If Amazon shows your order’s delivery date as unavailable, the safest move is to check Your Orders for the current status, then decide whether to wait, cancel, or contact support. Amazon’s help page says to confirm the estimated delivery date, check email updates, verify your address and payment, and allow 48 hours for unexpected delays; after that, you can contact Customer Service for Amazon-shipped orders or the seller for third-party orders.

What to do first

  • Open Your Orders and check the tracking details.
  • Look for any email or app notification about a delay.
  • Confirm your shipping address and payment are correct.
  • Wait up to 48 hours past the estimated delivery date if it still seems in transit.

If the date stays unavailable

  • If the item has not shipped yet , many users report that canceling and reordering is the quickest fix, especially when Amazon is not offering a usable delivery date.
  • If the order is already shipped or in transit , changing the date may no longer be possible, so tracking it or contacting support is the better option.
  • If it is a third-party seller order, contact the seller directly because Amazon’s late-delivery steps point you there after shipment.

Practical tip

A simple rule of thumb is: not shipped = cancel/reorder; shipped = track/contact support.
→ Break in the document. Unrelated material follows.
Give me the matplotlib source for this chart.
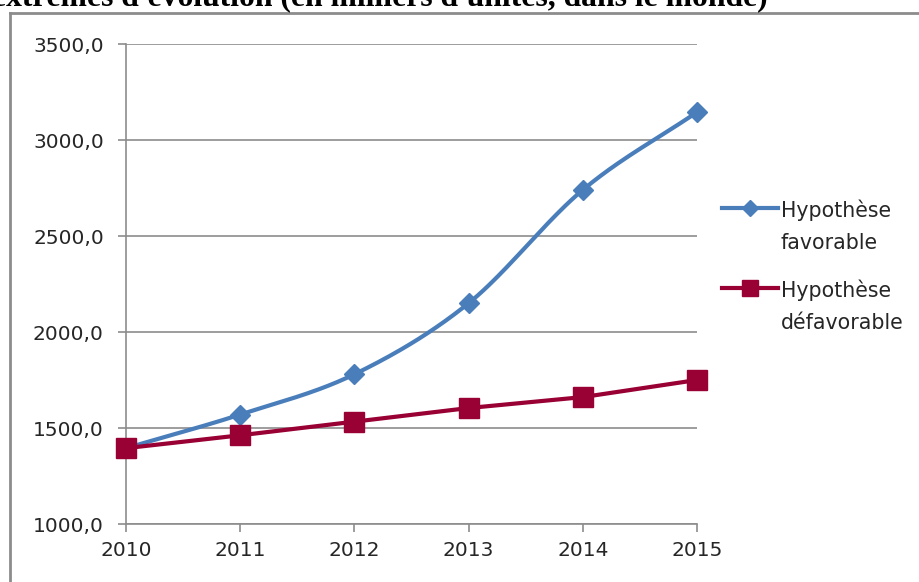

That matches both Amazon’s late-delivery guidance and recent forum advice from shoppers dealing with the same message.

When to escalate

  • The package is still missing 48 hours after the estimated delivery date.
  • The order status is stuck on unavailable for days with no update.
  • The item is time-sensitive and you need a replacement fast.

Amazon’s help page says customers can contact support within 30 days of the estimated delivery date for Amazon-shipped orders.

Brief recap

Check status, wait briefly if needed, then cancel and reorder only if it has not shipped; otherwise, track the package or contact Amazon or the seller.

Information gathered from public forum posts and Amazon help pages suggests this issue is usually a delay, stock problem, or shipping limitation rather than a permanent error.